» TASK BRIEF
Exactly the lines from the opening of the records through the line containing "import matplotlib.pyplot as plt" should be copied, with both included.

» DATA SHOWN

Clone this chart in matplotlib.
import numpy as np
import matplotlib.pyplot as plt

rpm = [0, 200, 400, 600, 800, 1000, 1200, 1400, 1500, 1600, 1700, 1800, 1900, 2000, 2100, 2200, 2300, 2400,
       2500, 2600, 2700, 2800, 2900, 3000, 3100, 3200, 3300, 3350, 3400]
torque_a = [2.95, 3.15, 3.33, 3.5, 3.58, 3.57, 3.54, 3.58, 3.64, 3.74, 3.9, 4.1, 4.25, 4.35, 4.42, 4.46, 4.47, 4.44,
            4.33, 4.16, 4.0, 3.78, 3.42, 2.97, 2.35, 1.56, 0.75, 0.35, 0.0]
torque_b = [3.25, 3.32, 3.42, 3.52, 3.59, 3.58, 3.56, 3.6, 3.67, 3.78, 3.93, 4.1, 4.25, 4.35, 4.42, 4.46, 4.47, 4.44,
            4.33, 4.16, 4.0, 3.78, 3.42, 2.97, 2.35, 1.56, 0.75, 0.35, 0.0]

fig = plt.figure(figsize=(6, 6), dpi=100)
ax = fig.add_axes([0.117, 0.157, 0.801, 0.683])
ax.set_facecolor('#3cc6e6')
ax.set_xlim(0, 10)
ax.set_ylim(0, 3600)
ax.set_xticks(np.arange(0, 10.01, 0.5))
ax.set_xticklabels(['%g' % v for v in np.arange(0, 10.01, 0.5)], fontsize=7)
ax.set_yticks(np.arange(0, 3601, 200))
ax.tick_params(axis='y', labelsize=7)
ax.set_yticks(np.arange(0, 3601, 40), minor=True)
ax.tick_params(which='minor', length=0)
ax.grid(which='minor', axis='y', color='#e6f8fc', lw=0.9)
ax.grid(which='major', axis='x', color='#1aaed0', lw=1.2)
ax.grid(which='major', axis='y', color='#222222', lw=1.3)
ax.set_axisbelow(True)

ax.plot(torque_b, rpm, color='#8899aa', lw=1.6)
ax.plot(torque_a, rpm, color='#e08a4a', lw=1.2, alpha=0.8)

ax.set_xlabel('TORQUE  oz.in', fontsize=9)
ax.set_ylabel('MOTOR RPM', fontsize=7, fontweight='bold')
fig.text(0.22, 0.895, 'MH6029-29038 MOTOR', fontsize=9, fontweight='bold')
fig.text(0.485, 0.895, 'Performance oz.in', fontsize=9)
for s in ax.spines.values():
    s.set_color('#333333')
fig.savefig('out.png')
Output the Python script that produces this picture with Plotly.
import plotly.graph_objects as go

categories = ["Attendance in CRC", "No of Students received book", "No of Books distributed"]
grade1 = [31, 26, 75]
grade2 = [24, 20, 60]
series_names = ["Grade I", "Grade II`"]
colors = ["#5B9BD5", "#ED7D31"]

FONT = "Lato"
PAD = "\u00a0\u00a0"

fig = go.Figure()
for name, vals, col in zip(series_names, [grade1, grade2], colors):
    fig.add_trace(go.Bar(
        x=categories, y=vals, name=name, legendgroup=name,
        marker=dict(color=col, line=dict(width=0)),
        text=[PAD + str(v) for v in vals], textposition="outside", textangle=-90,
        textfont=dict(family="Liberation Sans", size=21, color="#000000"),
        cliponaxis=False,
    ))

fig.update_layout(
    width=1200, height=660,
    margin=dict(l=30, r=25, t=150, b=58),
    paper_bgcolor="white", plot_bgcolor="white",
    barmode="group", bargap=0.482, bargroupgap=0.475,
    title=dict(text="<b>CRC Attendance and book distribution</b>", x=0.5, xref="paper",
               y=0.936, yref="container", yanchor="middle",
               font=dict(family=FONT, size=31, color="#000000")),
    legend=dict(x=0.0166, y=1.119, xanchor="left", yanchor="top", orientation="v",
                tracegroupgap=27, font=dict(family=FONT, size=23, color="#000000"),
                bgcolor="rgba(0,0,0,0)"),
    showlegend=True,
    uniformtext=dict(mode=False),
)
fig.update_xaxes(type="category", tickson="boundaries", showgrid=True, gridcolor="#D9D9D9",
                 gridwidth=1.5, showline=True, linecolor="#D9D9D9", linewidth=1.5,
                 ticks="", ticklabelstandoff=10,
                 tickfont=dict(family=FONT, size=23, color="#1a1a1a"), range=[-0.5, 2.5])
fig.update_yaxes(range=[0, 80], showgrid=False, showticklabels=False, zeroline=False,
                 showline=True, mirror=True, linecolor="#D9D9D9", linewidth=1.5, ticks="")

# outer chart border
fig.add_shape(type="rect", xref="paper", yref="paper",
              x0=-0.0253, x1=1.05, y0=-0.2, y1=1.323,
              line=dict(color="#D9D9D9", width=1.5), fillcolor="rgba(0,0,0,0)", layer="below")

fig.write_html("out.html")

» REPLY TO THE EXERCISE
Clone this chart in matplotlib.
import numpy as np
import matplotlib.pyplot as plt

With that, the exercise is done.